### TASK TO CARRY OUT
Reproduce the listing below exactly, beginning with its first line and ending with the line that holds "plt.rcParams['font.family'] = ['Liberation"; pictures are not part of the copy.

[Begin MATERIAL SHOWN]

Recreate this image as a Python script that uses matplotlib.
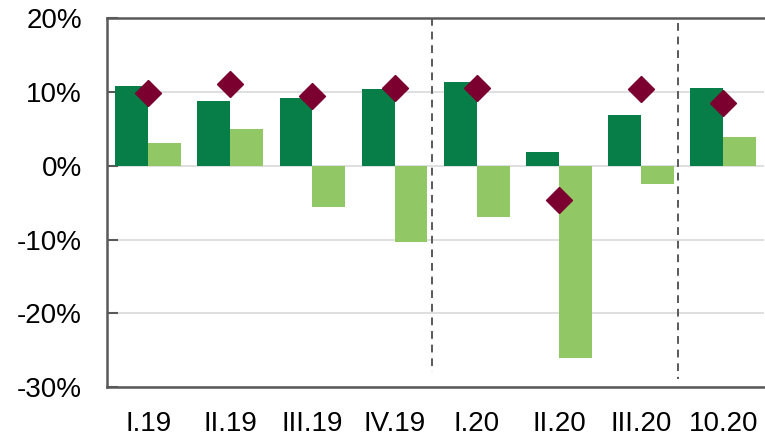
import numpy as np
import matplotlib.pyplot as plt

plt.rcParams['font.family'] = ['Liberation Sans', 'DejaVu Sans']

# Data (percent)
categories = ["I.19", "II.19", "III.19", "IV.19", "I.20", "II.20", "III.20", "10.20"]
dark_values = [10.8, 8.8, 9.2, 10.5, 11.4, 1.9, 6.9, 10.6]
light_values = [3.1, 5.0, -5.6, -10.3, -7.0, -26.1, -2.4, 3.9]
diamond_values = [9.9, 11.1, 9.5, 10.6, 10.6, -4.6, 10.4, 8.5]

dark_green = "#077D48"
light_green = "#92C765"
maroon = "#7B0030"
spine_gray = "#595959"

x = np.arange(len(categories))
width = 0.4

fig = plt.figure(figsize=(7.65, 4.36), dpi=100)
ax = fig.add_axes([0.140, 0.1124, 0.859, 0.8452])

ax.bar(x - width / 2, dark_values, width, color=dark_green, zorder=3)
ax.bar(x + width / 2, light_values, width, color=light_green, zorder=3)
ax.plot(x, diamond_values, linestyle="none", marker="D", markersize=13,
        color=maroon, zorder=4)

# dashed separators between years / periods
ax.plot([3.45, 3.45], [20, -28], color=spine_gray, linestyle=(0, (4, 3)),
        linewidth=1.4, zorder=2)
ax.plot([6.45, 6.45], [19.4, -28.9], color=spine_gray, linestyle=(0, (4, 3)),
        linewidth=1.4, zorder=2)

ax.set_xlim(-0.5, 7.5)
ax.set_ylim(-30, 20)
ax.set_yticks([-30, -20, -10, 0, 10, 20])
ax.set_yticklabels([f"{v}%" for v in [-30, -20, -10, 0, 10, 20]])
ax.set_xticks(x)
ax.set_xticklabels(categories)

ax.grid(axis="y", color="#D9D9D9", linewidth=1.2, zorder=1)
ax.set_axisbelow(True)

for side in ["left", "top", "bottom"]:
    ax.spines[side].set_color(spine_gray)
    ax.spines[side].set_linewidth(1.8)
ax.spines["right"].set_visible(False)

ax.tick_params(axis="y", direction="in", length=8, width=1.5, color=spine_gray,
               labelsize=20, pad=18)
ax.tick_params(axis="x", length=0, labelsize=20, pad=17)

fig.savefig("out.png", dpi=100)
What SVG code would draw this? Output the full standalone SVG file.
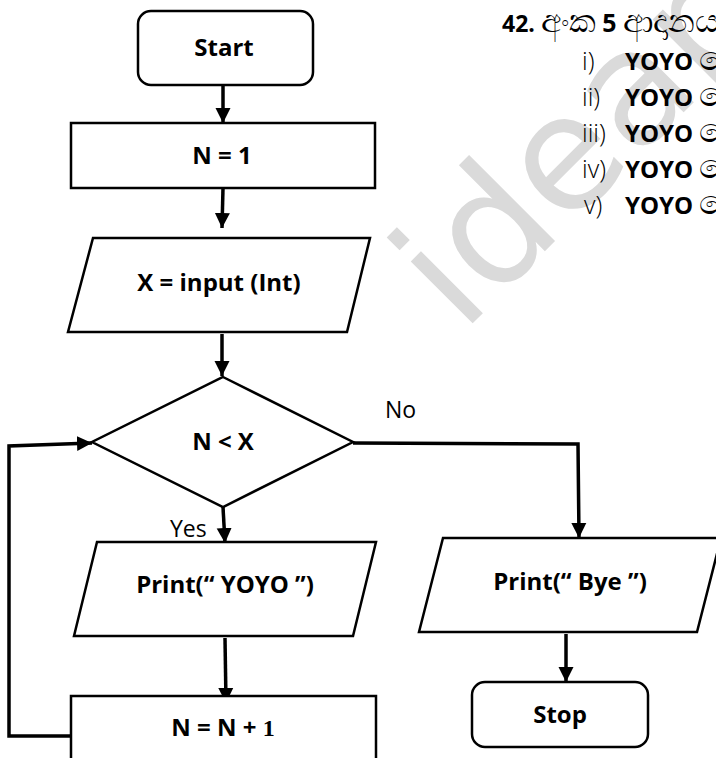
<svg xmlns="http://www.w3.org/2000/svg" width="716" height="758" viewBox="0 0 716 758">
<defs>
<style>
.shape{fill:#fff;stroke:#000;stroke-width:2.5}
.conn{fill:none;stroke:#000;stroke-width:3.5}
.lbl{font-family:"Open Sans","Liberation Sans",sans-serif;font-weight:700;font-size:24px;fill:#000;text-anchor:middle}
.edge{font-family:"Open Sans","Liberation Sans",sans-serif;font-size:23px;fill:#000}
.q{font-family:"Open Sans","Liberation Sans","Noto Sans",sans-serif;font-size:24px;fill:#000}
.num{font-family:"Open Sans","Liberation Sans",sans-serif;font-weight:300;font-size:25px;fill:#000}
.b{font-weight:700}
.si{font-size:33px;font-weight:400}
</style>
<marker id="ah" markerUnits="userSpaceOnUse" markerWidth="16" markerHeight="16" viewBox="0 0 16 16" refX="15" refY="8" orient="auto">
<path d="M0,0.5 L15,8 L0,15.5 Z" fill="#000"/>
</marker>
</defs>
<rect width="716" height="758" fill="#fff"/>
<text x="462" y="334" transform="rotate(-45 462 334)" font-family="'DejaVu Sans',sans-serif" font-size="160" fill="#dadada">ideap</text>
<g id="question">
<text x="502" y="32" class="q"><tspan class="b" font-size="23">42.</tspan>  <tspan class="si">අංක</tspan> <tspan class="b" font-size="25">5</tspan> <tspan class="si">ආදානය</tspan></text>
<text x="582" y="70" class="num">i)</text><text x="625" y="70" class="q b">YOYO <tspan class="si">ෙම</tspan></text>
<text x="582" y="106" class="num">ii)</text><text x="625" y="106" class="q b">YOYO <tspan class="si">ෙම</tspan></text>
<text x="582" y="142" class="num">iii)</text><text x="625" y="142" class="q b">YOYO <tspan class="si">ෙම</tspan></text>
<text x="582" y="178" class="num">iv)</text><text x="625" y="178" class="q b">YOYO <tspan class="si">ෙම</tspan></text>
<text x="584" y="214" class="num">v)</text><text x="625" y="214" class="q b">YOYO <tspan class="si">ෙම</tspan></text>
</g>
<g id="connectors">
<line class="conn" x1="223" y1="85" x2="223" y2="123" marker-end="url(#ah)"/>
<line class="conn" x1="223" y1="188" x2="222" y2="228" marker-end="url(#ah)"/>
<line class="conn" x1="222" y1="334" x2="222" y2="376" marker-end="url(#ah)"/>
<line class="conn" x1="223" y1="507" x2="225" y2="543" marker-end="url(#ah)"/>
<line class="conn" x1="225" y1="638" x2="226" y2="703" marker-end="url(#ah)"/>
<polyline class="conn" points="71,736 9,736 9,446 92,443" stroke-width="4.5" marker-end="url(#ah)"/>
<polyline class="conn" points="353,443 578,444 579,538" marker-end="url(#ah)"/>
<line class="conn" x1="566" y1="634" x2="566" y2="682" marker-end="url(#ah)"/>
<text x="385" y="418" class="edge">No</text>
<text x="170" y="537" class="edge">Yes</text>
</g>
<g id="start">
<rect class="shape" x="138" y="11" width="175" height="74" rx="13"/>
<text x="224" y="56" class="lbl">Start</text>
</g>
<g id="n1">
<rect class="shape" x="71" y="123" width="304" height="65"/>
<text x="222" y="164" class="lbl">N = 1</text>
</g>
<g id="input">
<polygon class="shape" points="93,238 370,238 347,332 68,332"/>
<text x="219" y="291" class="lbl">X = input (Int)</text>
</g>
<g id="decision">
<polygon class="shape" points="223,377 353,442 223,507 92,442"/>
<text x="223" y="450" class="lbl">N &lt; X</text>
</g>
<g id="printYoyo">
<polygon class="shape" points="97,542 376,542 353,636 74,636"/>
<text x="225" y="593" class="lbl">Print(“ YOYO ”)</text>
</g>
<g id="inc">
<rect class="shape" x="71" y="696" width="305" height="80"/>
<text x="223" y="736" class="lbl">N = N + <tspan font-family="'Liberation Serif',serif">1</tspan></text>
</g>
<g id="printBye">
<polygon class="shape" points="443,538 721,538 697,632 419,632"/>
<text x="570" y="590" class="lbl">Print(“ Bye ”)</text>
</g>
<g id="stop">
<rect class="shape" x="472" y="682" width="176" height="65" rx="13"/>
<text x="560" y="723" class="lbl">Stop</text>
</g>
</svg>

[End MATERIAL SHOWN]

### ANSWER
Recreate this image as a Python script that uses matplotlib.
import numpy as np
import matplotlib.pyplot as plt

plt.rcParams['font.family'] = ['Liberation Sans', 'DejaVu Sans']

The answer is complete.